Update | Dominican officials bar Vorbe from entering the DR as US closes immigration case
A federal court approved Dimitri Vorbe’s deportation to the Dominican Republic, not Haiti, ending his U.S. immigration detention case. The post Update | Dominican officials bar Vorbe from entering the DR as US closes immigration case appeared first on The Haitian Times.

Editorial Note: Hours after the ruling became public, the Dominican Republic’s General Directorate of Migration said in a statement posted on X that Vorbe “will not enter Dominican territory,” citing an Oct. 13, 2025 order issued following a notification from the country’s National Intelligence Directorate.
It remains unclear how U.S. and Dominican authorities will proceed given the Dominican government’s reaffirmation that Vorbe is prohibited from entering the country.
Haitian businessman Dimitri Vorbe will be deported to the Dominican Republic under a federal court-approved agreement that ends his monthslong immigration detention case in Florida.
The order, signed May 12 by U.S. District Judge Darrin Gayles in South Florida, states that the Department of Homeland Security (DHS) must facilitate Vorbe’s removal to the neighboring Caribbean nation within seven days of a final removal order. The agreement also explicitly bars U.S. authorities from deporting him to Haiti.
Vorbe has been held at the Krome North Processing Center in Miami since his Sept. 23, 2025 arrest by Immigration and Customs Enforcement (ICE) agents.
At the time of his detention, federal authorities did not publicly announce criminal charges against Vorbe, though officials linked his arrest to broader investigations involving alleged gang support and political instability in Haiti.
“The Department of State determined that Vorbe’s presence or activities in the United States would have potentially serious adverse foreign policy consequences for the United States, providing a basis for the charge of removability,” DHS said in a September 2025 statement. “Officials determined that he engaged in a campaign of violence and gang support that contributed to Haiti’s destabilization.”

His arrest came two months after ICE agents detained businessman and former presidential hopeful Pierre Réginald Boulos in Florida. U.S. authorities accused Boulos of supporting armed groups in Haiti and concealing political affiliations on immigration paperwork. Boulos has since been deported to Colombia.
“They were getting lots of money from the state,” said Jake Johnston, international research director at the Washington-based Center for Economic and Policy Research, to the Associated Press last year, following Vorbe and Boulos’ arrest. “Both Boulos and Dimitri Vorbe were the two members of the elite, the oligarchs that Jovenel went after.”
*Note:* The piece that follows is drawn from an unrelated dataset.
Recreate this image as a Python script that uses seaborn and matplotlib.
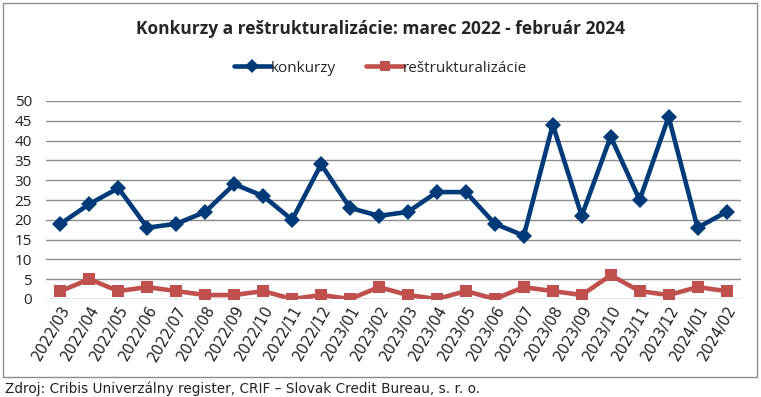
import pandas as pd
import matplotlib
matplotlib.use('Agg')
import matplotlib.pyplot as plt
import seaborn as sns
from matplotlib.patches import Rectangle

# data
months = ['2022/03', '2022/04', '2022/05', '2022/06', '2022/07', '2022/08', '2022/09',
          '2022/10', '2022/11', '2022/12', '2023/01', '2023/02', '2023/03', '2023/04',
          '2023/05', '2023/06', '2023/07', '2023/08', '2023/09', '2023/10', '2023/11',
          '2023/12', '2024/01', '2024/02']
konkurzy = [19, 24, 28, 18, 19, 22, 29, 26, 20, 34, 23, 21, 22, 27, 27, 19, 16, 44, 21, 41, 25, 46, 18, 22]
restrukturalizacie = [2, 5, 2, 3, 2, 1, 1, 2, 0, 1, 0, 3, 1, 0, 2, 0, 3, 2, 1, 6, 2, 1, 3, 2]

df = pd.DataFrame({'Mesiac': months, 'konkurzy': konkurzy,
                   'reštrukturalizácie': restrukturalizacie})
df_long = df.melt(id_vars=['Mesiac'], var_name='Séria', value_name='Počet')

sns.set_style('white')
plt.rcParams['font.family'] = ['DejaVu Sans']

fig = plt.figure(figsize=(7.61, 3.97), dpi=100)
ax = fig.add_axes([46 / 761, 1 - 299 / 397, 695 / 761, 198 / 397])

palette = {'konkurzy': '#003A78', 'reštrukturalizácie': '#C0504D'}
markers = {'konkurzy': 'D', 'reštrukturalizácie': 's'}
sns.lineplot(data=df_long, x='Mesiac', y='Počet', hue='Séria', style='Séria',
             palette=palette, markers=markers, dashes=False, linewidth=3.3,
             markersize=8.5, markeredgewidth=0, sort=False, ax=ax)

ax.set_ylim(0, 50)
ax.set_xlim(-0.5, len(months) - 0.5)
ax.set_yticks(range(0, 51, 5))
ax.yaxis.grid(True, color='#8c8c8c', linewidth=1)
ax.set_axisbelow(True)
for s in ax.spines.values():
    s.set_visible(False)
ax.set_xlabel('')
ax.set_ylabel('')
ax.tick_params(axis='y', labelsize=11, length=0, pad=10, labelcolor='#222222')
ax.tick_params(axis='x', labelsize=10.5, length=0, pad=3, labelcolor='#222222')
plt.setp(ax.get_xticklabels(), rotation=60, ha='right', rotation_mode='anchor')
for lbl in ax.get_yticklabels():
    lbl.set_fontfamily('Open Sans')

handles, labels = ax.get_legend_handles_labels()
leg = fig.legend(handles, labels, loc='center', bbox_to_anchor=(0.5, 1 - 68 / 397),
                 ncol=2, frameon=False, handlelength=2.4, columnspacing=2.0,
                 handletextpad=0.0, prop={'family': 'Open Sans', 'size': 11})
for lh in leg.get_lines():
    lh.set_markersize(7.5)
if ax.get_legend():
    ax.get_legend().remove()

fig.text(0.5, 1 - 29 / 397, 'Konkurzy a reštrukturalizácie: marec 2022 - február 2024',
         ha='center', va='center', fontsize=12.5, fontweight='bold', family='Open Sans')

fig.patches.append(Rectangle((3 / 761, 1 - 377 / 397), 754 / 761, 374 / 397,
                             transform=fig.transFigure, fill=False,
                             edgecolor='#8c8c8c', linewidth=1))
fig.text(5 / 761, 1 - 389 / 397,
         'Zdroj: Cribis Univerzálny register, CRIF \u2013 Slovak Credit Bureau, s. r. o.',
         ha='left', va='center', fontsize=9.8, color='#222222')

fig.savefig('out.png', dpi=100)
The back-to-back arrests marked an extraordinary moment for Haiti’s powerful business class, whose members have long operated with influence across politics, commerce and public institutions both inside Haiti and abroad.
“There is not much love lost in Haiti either for Dimitri Vorbe or Réginald Boulos, or many of the elite families,” Johnston said of the arrests. “Many people will cheer it in a country with a broken judicial system as it’s some sliver of accountability, (but) we don’t know what any of this is for. … How does this all fit together into a strategy that actually benefits Haiti?”
Who is Vorbe?
Vorbe is part of one of Haiti’s most influential business families. His family controls Société Générale d’Énergie S.A. (SOGENER), a private electricity company that for years held lucrative contracts with Haiti’s state-owned power utility— Electrité d’Haïti (EDH).
The Vorbe family also became known for securing major public infrastructure projects under previous Haitian administrations, notably multimillion-dollar road construction contracts during the presidencies of Jean-Bertrand Aristide and René Garcia Préval.
In 2020, the administration of late President Jovenel Moïse moved to seize SOGENER amid accusations of corruption and disputes over unpaid state contracts, intensifying a long-running conflict between the government and Haiti’s economic elite.
Court filings show Vorbe challenged his detention earlier this year, arguing that his Temporary Protected Status had been unlawfully revoked and that he was being improperly held by immigration authorities. In February, Judge Gayles temporarily blocked the government from removing him from the United States while the case proceeded.
Tuesday’s agreement closes the case after both parties jointly requested a stay of proceedings pending Vorbe’s transfer to the Dominican Republic.
The development comes as Washington increases pressure on Haitian political and business figures accused of helping fuel the country’s instability.
In December, Congress passed the Haiti Criminal Collusion Transparency Act (HCCTA) as part of the 2026 National Defense Authorization Act. The measure requires the U.S. government to investigate and sanction Haitian political and economic elites with alleged ties to criminal gangs.
The law authorizes visa restrictions, asset freezes and financial sanctions targeting individuals identified as supporting or collaborating with armed groups operating in Haiti.
While international sanctions and arrests have expanded in recent years, Haiti’s own judicial system has brought few prosecutions against the country’s political or economic elite.
“This law acknowledges the real sources of Haiti’s instability,” Faith in Action International, an advocacy group, said in a 2025 statement, following the HCCTA passage. “It should be a starting point for rethinking U.S. policy in the region to support civil society and real democratic governance in Haiti.”